Wednesday, December 19, 2012

What could have been: Robert Bork

By Frank Moraes 

It is a sad day. Robert Bork died this morning. But that's not why it's sad. It's sad because of the great opportunity we missed.

One incident in Bork's career explains everything about him. During the Watergate scandal, Richard Nixon wanted Special Prosecutor Archibald Cox fired because, you know, he was doing his job. Attorney General Elliot Richardson refused to do it and resigned. So did his second in command, William Ruckelshaus. But Bork was willing to do it. Why? Because he's an authoritarian.

But we missed a great opportunity to have him on the Supreme Court. Instead, we got Clarence Thomas who is 20 years younger than Bork and, more to the point, is not dead. There is really no daylight between Bork and Thomas in terms of how they rule on the cases. They both think children ought to be forced to pray in public school. Women shouldn't have the right to an abortion. People don't have a right to privacy.

Bork was an "originalist" (along with Thomas and Antonin Scalia, who is probably even closer in thinking). This is the theory that the Constitution is a dead document. It is an interesting doctrine when you consider that its proponents throw it aside in an instant if it won't get them to the decisions they want. Take, for example, Bush v. Gore. In that case the originalists suddenly found that equal protection was very important: in the case of one George W. Bush, and only for the one time. They should just be honest and admit that they are partisan lackeys and that they are going to reach partisan decisions. Forget all the legal pretending.

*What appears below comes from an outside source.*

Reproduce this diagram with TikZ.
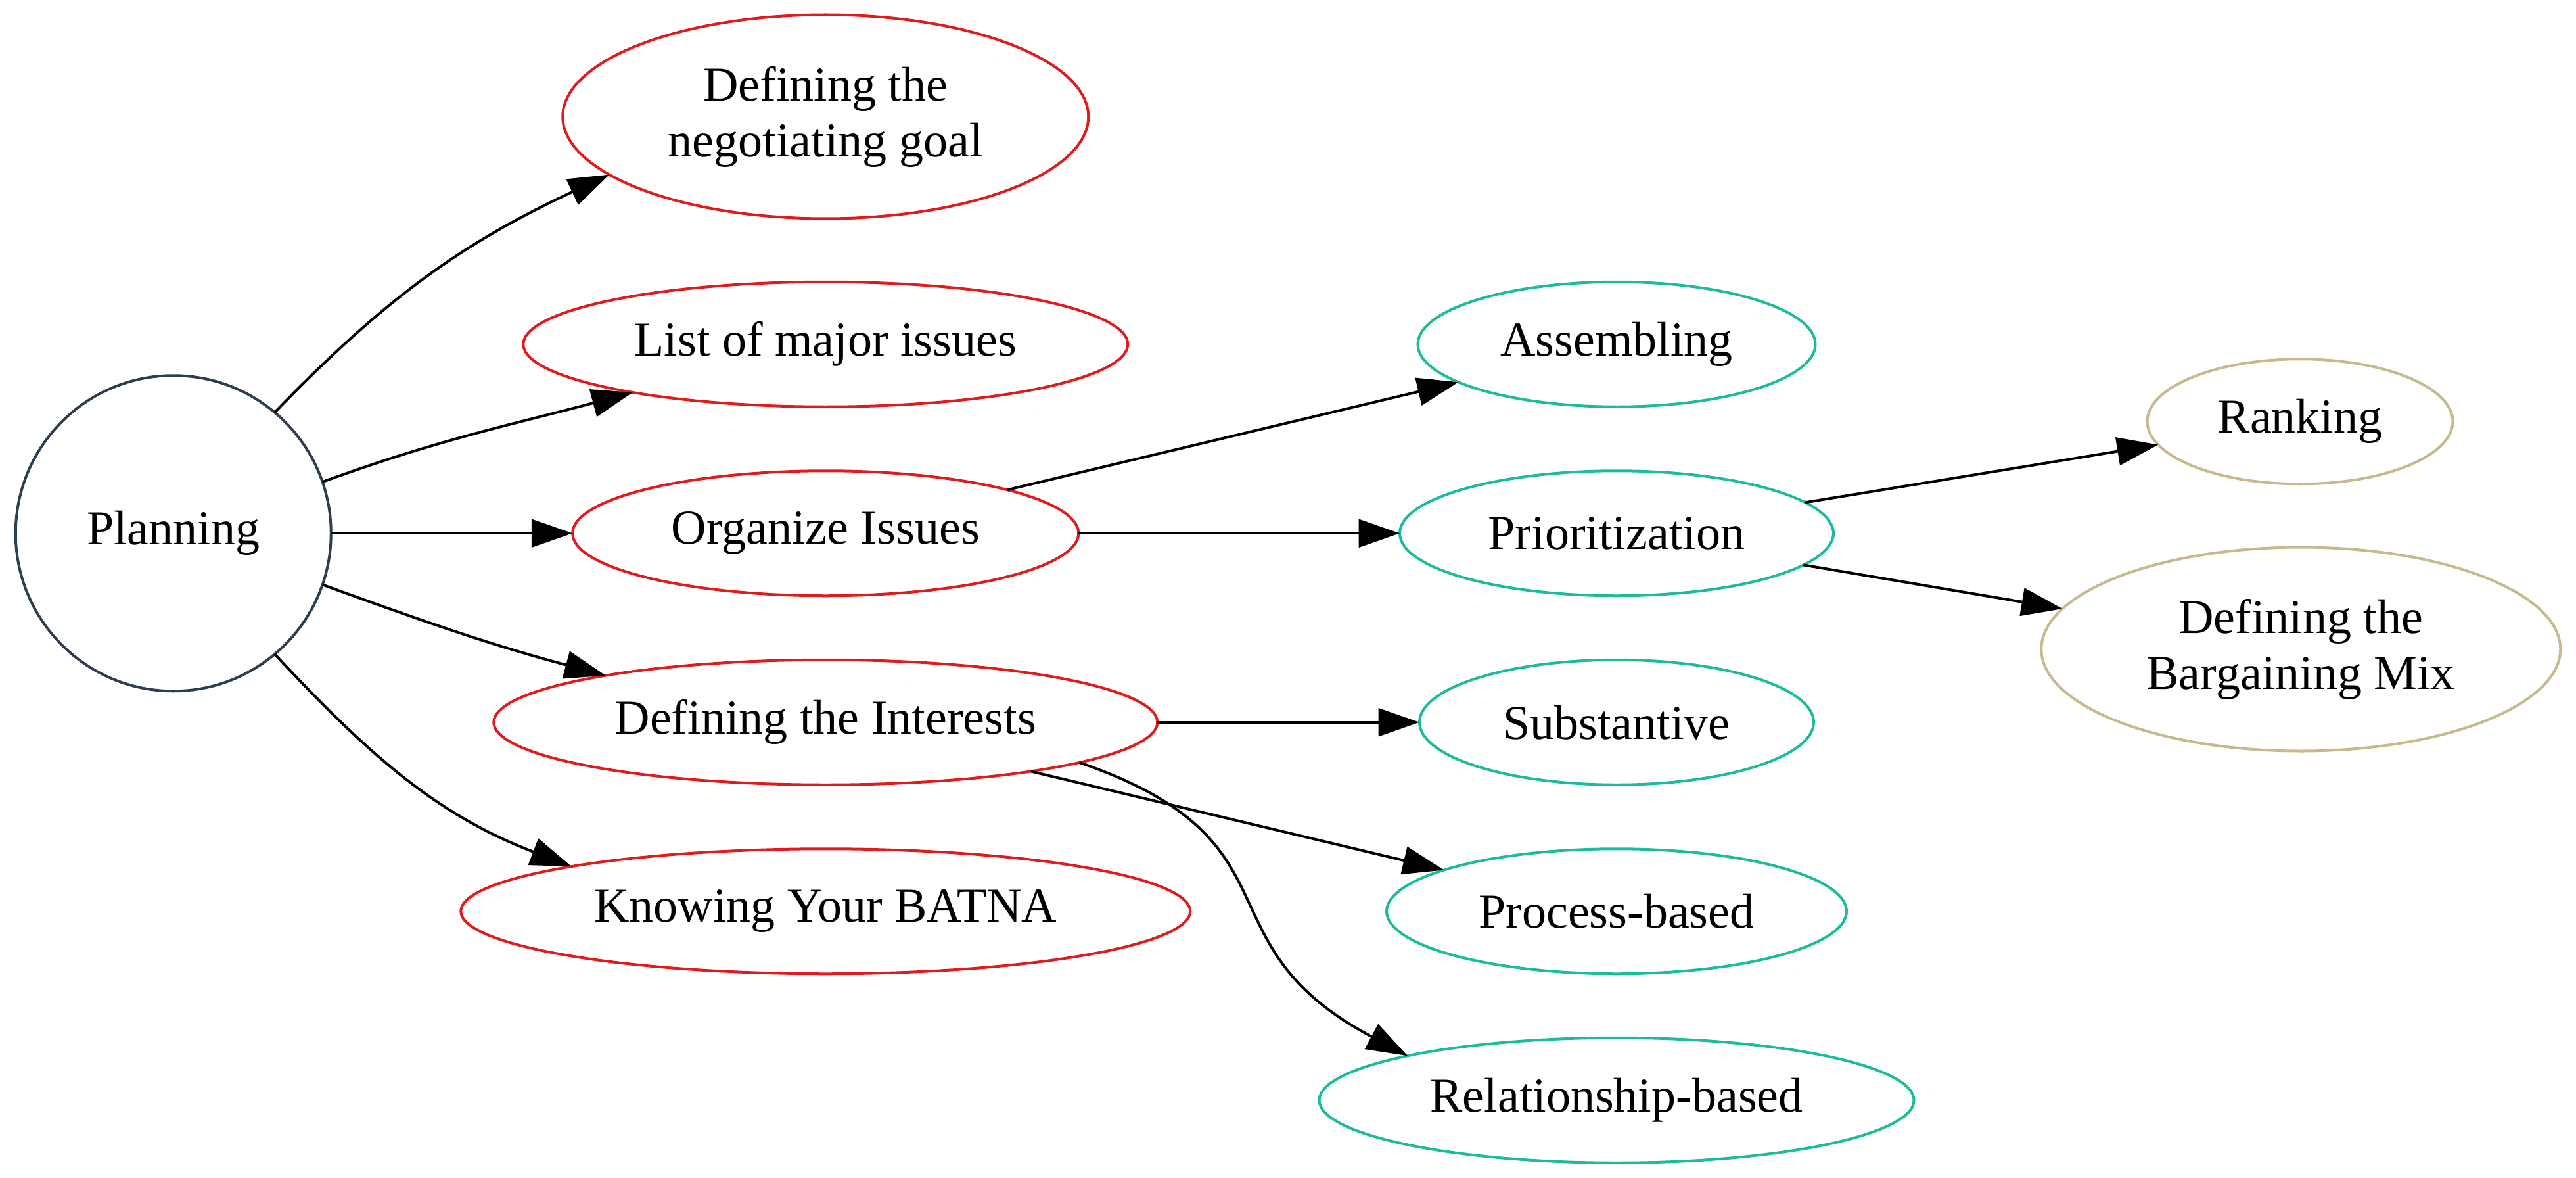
\documentclass[tikz,border=0pt]{standalone}
\usepackage{fontspec}
\setmainfont{Liberation Serif}
\usetikzlibrary{shapes.geometric,arrows.meta}
\definecolor{planblue}{HTML}{2C3E50}
\definecolor{taskred}{HTML}{E31A1C}
\definecolor{subteal}{HTML}{1ABC9C}
\definecolor{mixtan}{HTML}{C8B98C}
\begin{document}
\begin{tikzpicture}[x=0.5pt, y=-0.5pt, font=\fontsize{14.8}{17}\selectfont, line width=0.8pt,
    every node/.style={ellipse, draw, inner sep=0pt, outer sep=0pt, align=center},
    rootnode/.style={circle, draw=planblue, minimum size=96pt},
    redtask/.style={draw=taskred, minimum height=38pt},
    tealtask/.style={draw=subteal, minimum height=38pt},
    tantask/.style={draw=mixtan, minimum height=38pt},
    link/.style={-{Triangle[length=12.5pt, width=8.5pt]}}]
        \useasboundingbox (0,0) rectangle (1568,716.8);
        \node[rootnode] (plan) at (105.5, 324.5) {Planning};
        \node[redtask, minimum width=160pt, minimum height=62pt] (goal) at (502.5, 71) {Defining the\\negotiating goal};
        \node[redtask, minimum width=184pt] (list) at (502.5, 209.5) {List of major issues};
        \node[redtask, minimum width=154pt] (org) at (502.5, 324.5) {Organize Issues};
        \node[redtask, minimum width=202pt] (int) at (502.5, 439.5) {Defining the Interests};
        \node[redtask, minimum width=222pt] (batna) at (502.5, 554.5) {Knowing Your BATNA};
        \node[tealtask, minimum width=121pt] (asm) at (984, 209.5) {Assembling};
        \node[tealtask, minimum width=132pt] (prio) at (984, 324.5) {Prioritization};
        \node[tealtask, minimum width=120pt] (sub) at (984, 439.5) {Substantive};
        \node[tealtask, minimum width=140pt] (proc) at (984, 554.5) {Process-based};
        \node[tealtask, minimum width=181pt] (rel) at (984, 669.5) {Relationship-based};
        \node[tantask, minimum width=93pt] (rank) at (1400, 256.5) {Ranking};
        \node[tantask, minimum width=158pt, minimum height=62pt] (mix) at (1400.5, 395) {Defining the\\Bargaining Mix};
        % planning to its steps
        \draw[link] (plan.50) to[out=46, in=205] (goal.195);
        \draw[link] (plan.19) to[out=20, in=195] (list.194);
        \draw[link] (plan) -- (org);
        \draw[link] (plan.-19) to[out=-20, in=165] (int.168);
        \draw[link] (plan.-50) to[out=-47, in=159] (batna.170);
        % second level
        \draw[link] (org) -- (asm);
        \draw[link] (org) -- (prio);
        \draw[link] (int) -- (sub);
        \draw[link] (int) -- (proc);
        \draw[link] (int.-9) to[out=-19, in=152, looseness=1.4] (rel.168);
        % third level
        \draw[link] (prio) -- (rank);
        \draw[link] (prio) -- (mix);
    \end{tikzpicture}
\end{document}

The main point here is that Bork would have been no worse than Thomas on the Supreme Court. And had it been Bork on the Supreme Court, there would now be one less evil man serving. Lost opportunities. 

Update

Jeffrey Rosen at The New Republic makes the laughable claim that the difficult Senate confirmation hearings turned Bork and Thomas into fierce partisans. This doesn't explain Scalia, of course. And then, he takes his argument further saying that presidents learned the lesson and decided to nominate more moderate justices that weren't "Borkable." Justices like -- wait for it! -- Samuel Alito, that bastion of open mindedness and non-partisanship. Rosen has it all backwards.